Like the women in my life, she can withstand pain in a way that leaves me in awe. I saw this most deeply when she was giving birth to her child. In the midst of that pain, she was singing. That image has stayed with me. It told me something about strength that no speech ever could.
She is emotionally stronger than me too, I think. There have been moments when I break down faster than she does, and she is able to move through things with a clarity and direction best known to her.
And once she commits to something, she can move mountains.
Many of these qualities became even clearer to me after she got married. A different side of her shone. Maybe I was too critical before. Maybe I was too restricting with what was best known to me then. So some of the lessons I learnt from her were not only from who she was, but also from my lack of understanding of her for most of her life.
When I was in grade 7, I missed her so much that when she did not get admission to the same school I studied in, I did something I had never done before. One day during recess, I wrote a letter to the principal. I made it grammatically correct with my Wren and Martin book and dared to walk into the principal’s office.
The letter was a request to give my sister admission to the school.
Within seconds of finishing it, she took her green pen and wrote 1C.
And there, just like that, I had manifested something for my sister.
Times have changed.
There are only a few things we agree on now, and that is a good thing. It means we have both grown into ourselves. But one thing we still deeply share is the love of creating for the sake of it and losing track of time.
From my sister, I learnt that strength can be artistic, emotional, and quietly immovable.
My Wife
Then life brought me Ashwini, and with her came a different kind of teaching.
Ashwini taught me patience, trust, and understanding.
She also taught me financial discipline, which I did not have at all.
She used to, and still does, sit through all my narrations, ideas, life perspectives, and long conversations. Patiently. With deep, caring, understanding eyes.
There is something sacred about being heard without interruption and without judgment.
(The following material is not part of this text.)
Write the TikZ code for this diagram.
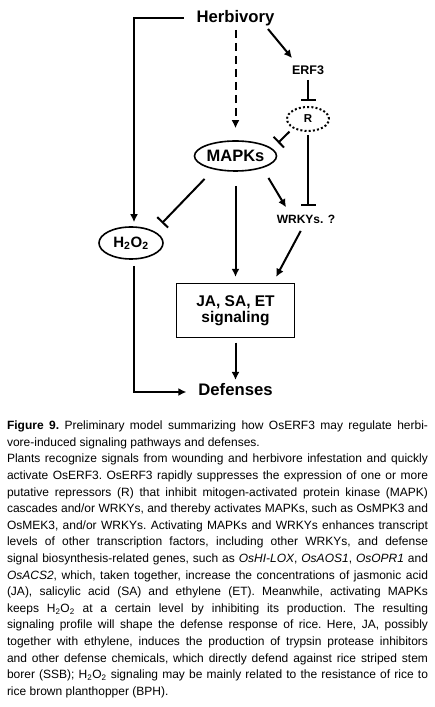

She has done that for me over and over again.
A lot of my thoughts have had the courage to become clearer because she has been willing to sit with them.
From Ashwini, I learnt that love is not only warmth. It is steadiness. It is someone staying long enough for you to hear yourself better.
Aathira
And then came Aathira, who changed me from the inside out.
My daughter is 13 now.
She has changed my life inside out.
Every time I push words out of my mouth, I become aware of who I am and what choices I am making, not just with my words but with my actions too.
She has single-handedly made me a calmer and more patient person over time, and still is.
She may be my life’s biggest and most successful experiment, living and breathing, full of love, words, compassion, kindness, creativity, and music.
She unlocks the simplest ideas that were lying deep down inside me, under layers I did not know were there.
When she asks me a question, I am always in wonder. I cannot wait to answer her, and I cannot wait for her to ask me more.
But as she is asking, I am the one learning.
About life. About choices. About who I am becoming in front of her.
From Aathira, I keep learning that to guide another life, I must keep refining my own.
What They Have Taught Me
Through it all, my greatest spiritual teachers have been the women in my life.
My grandmother taught me how love gives from whatever it has.
My mother taught me how presence transforms everything around it.
My sister taught me that strength can sing through pain and still remain clear.
Ashwini taught me that love listens and stays.
Aathira teaches me every day that to guide another life, I must keep refining my own.
I believe firmly that when one truly learns to respect women, their opinion, their voice, their anger as much as their love, their wisdom as much as their “what works for you” phrase, and their command as much as their request, you will have a home full of abundance and a wealth of love, care, and respect.
And when that comes into unison, or even begins to move closer to what women truly deserve, the whole energy shifts.
I am a living example of witnessing and experiencing the blessing that each of these amazing women brings into my life.